17 November 2011

We need to talk about Kevin.

I saw We need to talk about Kevin at the cinema with Bern last night - thanks to Mamamia. It's based on the book by Lionel Shriver, starring Tilda Swinton. Such a brilliantly shot film, such an important story. It's a story about hatred and love and blame and warning signs and evil. And a mother's struggle to grapple with the tragedy, grief and blame her son has caused.

In the before, she lived a life with colour. A life of could have been travels, dreams and trying. So much trying, and compromise, with Kevin especially. But colour. 

In the after, her world was stripped of colour. Except the paint of blame she scrubbed off the walls, the porch, her car, her hands. The blood red paint. Always a reminder. The biggest could have been.

The film was thought provoking and confronting. You never know the burden someone carries. 

I wondered what it'd be like to carry her burden. So damn hard. She'd be grieving for the community while they'd be blaming her. Every moment she'd be worrying what someone would think of her. Carrying the burden having lost everything. Who would grieve for and with her? How could she start over?

It's an example of nature versus nurture. 

Sometimes you can't shape someone, no matter how hard you try.
Sometimes you've got to trust your gut instinct.
Sometimes people are pure evil, born that way, without explanation.
Even your own flesh and blood.
And a mother's love will always be unconditional. 


  1. I cannot wait to see this. Lionel Shriver is an amazing writer and all of her books have had a deep impact on me.

  2. Thanks for the thought provoking review. I will read the book first.

    SSG xxx

    Sydney Shop Girl blog

  3. I want to see this, and I don't want to. You know the way you sometimes have to work your way up to see something like this? It is so easy to choose a light and frothy or fantasy form of entertainment, but the hard hitting stories are the ones that last. I guess I will see it after all.

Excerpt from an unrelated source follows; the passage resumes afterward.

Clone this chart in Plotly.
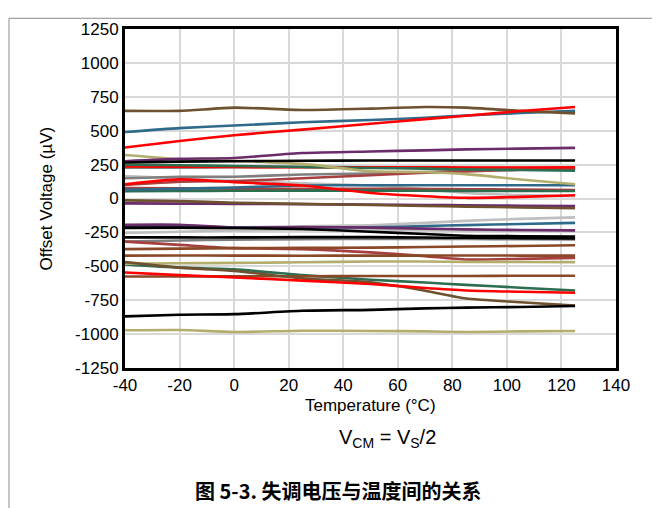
import plotly.graph_objects as go

temps = [-40, -20, 0, 25, 50, 70, 85, 105, 125]

y_ticks = [1250, 1000, 750, 500, 250, 0, -250, -500, -750, -1000, -1250]
x_ticks = [-40, -20, 0, 20, 40, 60, 80, 100, 120, 140]

BROWN = "#6E5230"
BLUE = "#2F6A8A"
RED = "#FF0000"
PURPLE = "#6A2C6A"
BLACK = "#000000"
OLIVE = "#B3AE6E"
GREEN = "#2C6E4F"
GRAY = "#7F7F7F"
LGRAY = "#BFBFBF"
MAROON = "#A63F3F"
SIENNA = "#8B4826"

brown_top = [646, 646, 670, 653, 663, 675, 670, 646, 628]
blue_top = [490, 519, 538, 562, 579, 595, 612, 630, 646]
red_top = [376, 424, 467, 508, 551, 585, 610, 645, 675]
purple_top = [275, 292, 299, 335, 347, 355, 362, 368, 373]
black_top = [265, 272, 275, 278, 280, 280, 280, 280, 280]
olive_top = [321, 290, 278, 255, 201, 195, 180, 140, 105]
green_top = [249, 245, 240, 232, 225, 220, 215, 210, 205]
red_mid = [236, 234, 232, 231, 231, 230, 229, 229, 230]
gray_mid2 = [228, 228, 230, 232, 230, 228, 226, 224, 222]
gray_mid = [149, 160, 160, 177, 184, 195, 205, 212, 218]
lgray_mid = [165, 149, 129, 113, 96, 70, 41, 25, 17]
maroon_mid = [100, 124, 129, 149, 172, 190, 200, 212, 220]
red_mid2 = [105, 141, 120, 96, 41, 17, 5, 12, 24]
blue_mid = [65, 72, 81, 96, 98, 98, 98, 98, 98]
green_mid = [53, 55, 57, 58, 58, 57, 56, 55, 55]
maroon_mid2 = [77, 75, 73, 72, 72, 70, 68, 66, 63]
brown_zero = [-14, -19, -31, -40, -48, -55, -60, -66, -72]
purple_zero = [-36, -38, -40, -42, -45, -48, -50, -53, -55]
purple_neg = [-194, -194, -215, -211, -215, -222, -228, -232, -235]
lgray_neg = [-223, -218, -212, -205, -197, -180, -165, -150, -139]
blue_neg = [-205, -208, -212, -214, -212, -203, -196, -188, -180]
lgray_neg2 = [-254, -245, -235, -230, -230, -232, -235, -238, -240]
black_negA = [-287, -287, -287, -285, -285, -288, -290, -292, -294]
black_negB = [-215, -215, -218, -225, -245, -262, -275, -278, -280]
gray_neg = [-318, -310, -303, -300, -298, -298, -299, -300, -302]
maroon_neg = [-318, -342, -366, -373, -397, -425, -450, -445, -438]
sienna_negA = [-373, -370, -366, -364, -362, -358, -354, -350, -345]
sienna_negB = [-421, -420, -421, -422, -421, -421, -420, -421, -421]
olive_neg = [-481, -478, -475, -470, -465, -465, -467, -468, -469]
brown_neg = [-469, -510, -534, -589, -618, -680, -738, -765, -790]
green_neg = [-486, -510, -522, -565, -599, -620, -637, -658, -678]
red_neg = [-546, -565, -582, -606, -630, -660, -678, -688, -695]
sienna_neg2 = [-575, -575, -574, -573, -572, -572, -571, -570, -570]
black_bottom = [-869, -857, -853, -828, -821, -810, -805, -800, -793]
olive_bottom = [-972, -970, -984, -975, -977, -980, -984, -980, -977]

series = [
    (lgray_mid, LGRAY), (lgray_neg, LGRAY), (lgray_neg2, LGRAY),
    (gray_mid, GRAY), (gray_mid2, GRAY), (gray_neg, GRAY),
    (maroon_mid, MAROON), (maroon_mid2, MAROON), (maroon_neg, MAROON),
    (red_mid, RED),
    (green_top, GREEN), (green_mid, GREEN), (green_neg, GREEN),
    (blue_mid, BLUE), (blue_neg, BLUE), (blue_top, BLUE),
    (olive_top, OLIVE), (olive_neg, OLIVE), (olive_bottom, OLIVE),
    (sienna_negA, SIENNA), (sienna_negB, SIENNA), (sienna_neg2, SIENNA),
    (purple_top, PURPLE), (purple_zero, PURPLE), (purple_neg, PURPLE),
    (brown_top, BROWN), (brown_zero, BROWN), (brown_neg, BROWN),
    (black_top, BLACK), (black_negA, BLACK), (black_negB, BLACK), (black_bottom, BLACK),
    (red_mid2, RED), (red_neg, RED), (red_top, RED),
]

fig = go.Figure()
for vals, col in series:
    fig.add_trace(go.Scatter(x=temps, y=vals, mode="lines",
                             line=dict(color=col, width=2.6, shape="spline", smoothing=0.6),
                             showlegend=False, hoverinfo="skip"))

# The page body adds an 8px offset; figure sized to fit inside the window.
W, H = 652, 500
L, R, T, B = 117, 44, 12, 140
PW = W - L - R
PH = H - T - B

def px_x(sx):
    return (sx - 8 - L) / PW

def px_y(sy):
    return (H - B - (sy - 8)) / PH

FONT = "Liberation Sans, Arial, sans-serif"
fig.update_layout(
    width=W, height=H,
    margin=dict(l=L, r=R, t=T, b=B),
    paper_bgcolor="white", plot_bgcolor="white",
    font=dict(family=FONT, size=17, color="black"),
    showlegend=False,
)
fig.update_xaxes(range=[-40, 140], tickvals=x_ticks, ticktext=[str(v) for v in x_ticks],
                 showgrid=True, gridcolor="#D9D9D9", gridwidth=1.5,
                 showline=True, linecolor="black", linewidth=3, mirror=True,
                 ticks="", zeroline=False, tickfont=dict(size=17))
fig.update_yaxes(range=[-1250, 1250], tickvals=y_ticks, ticktext=[str(v) for v in y_ticks],
                 showgrid=True, gridcolor="#D9D9D9", gridwidth=1.5,
                 showline=True, linecolor="black", linewidth=3, mirror=True,
                 ticks="", zeroline=False, tickfont=dict(size=17))

fig.add_annotation(text="Offset Voltage (µV)", xref="paper", yref="paper",
                   x=px_x(46), y=px_y(194), textangle=-90, showarrow=False,
                   font=dict(size=17), xanchor="center", yanchor="middle")
fig.add_annotation(text="Temperature (°C)", xref="paper", yref="paper",
                   x=px_x(370), y=px_y(406), showarrow=False,
                   font=dict(size=17), xanchor="center", yanchor="middle")
fig.add_annotation(text="V<sub>CM</sub> = V<sub>S</sub>/2", xref="paper", yref="paper",
                   x=px_x(387), y=px_y(440), showarrow=False,
                   font=dict(size=20), xanchor="center", yanchor="middle")
fig.add_annotation(text="<b>图 5-3. 失调电压与温度间的关系</b>", xref="paper", yref="paper",
                   x=px_x(338), y=px_y(494), showarrow=False,
                   font=dict(size=20, family="Noto Sans CJK SC"), xanchor="center", yanchor="middle")

# outer frame of the figure image
fig.add_shape(type="rect", xref="paper", yref="paper",
              x0=px_x(9), x1=px_x(656),
              y0=px_y(540), y1=px_y(9),
              line=dict(color="#8C8C8C", width=1), layer="below")

fig.write_html("out.html")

  4. I love Tilda Swinton, but I don't know whether I'd actually want to watch this movie. It looks far too creepy and unpleasant...I may have to stick to something lighter.

  5. The book was compelling. I'll definitely be seeing the movie. I'm going with a friend who also read the book, I may need a glass of wine in the cinema though.

    The question I most ask about it is if you were her would you, could you forgive? I still don't know the answer...

  6. There was something in the film that made me think she had forgiven him. See the film and come back to tell me.

    I haven't read the book but I hear the film leaves more to the imagination than the Book.

  7. Oops that made no sense. I meant I hear the book is more graphic than the movie

  8. Saw this this week....harrowing. I have read the book, and felt the same after reading it. Seriously considering an elective hystorectomy!!

    Tilda is brilliant.

    I wonder whether the chopping around of the story makes sense as much as if you hadn't read the book. I guess I just knew what was coming, and the punches at the end.

    I don't think she forgives him. I think she is resigned to the fact that he is her kid, and he is all she has left, and that they are in it together now.

  9. Tash - I was a bit confused at the jumping around, having not read the book. But it came together soon enough. I thought about the forgiveness by her preparing his bedroom at the new house.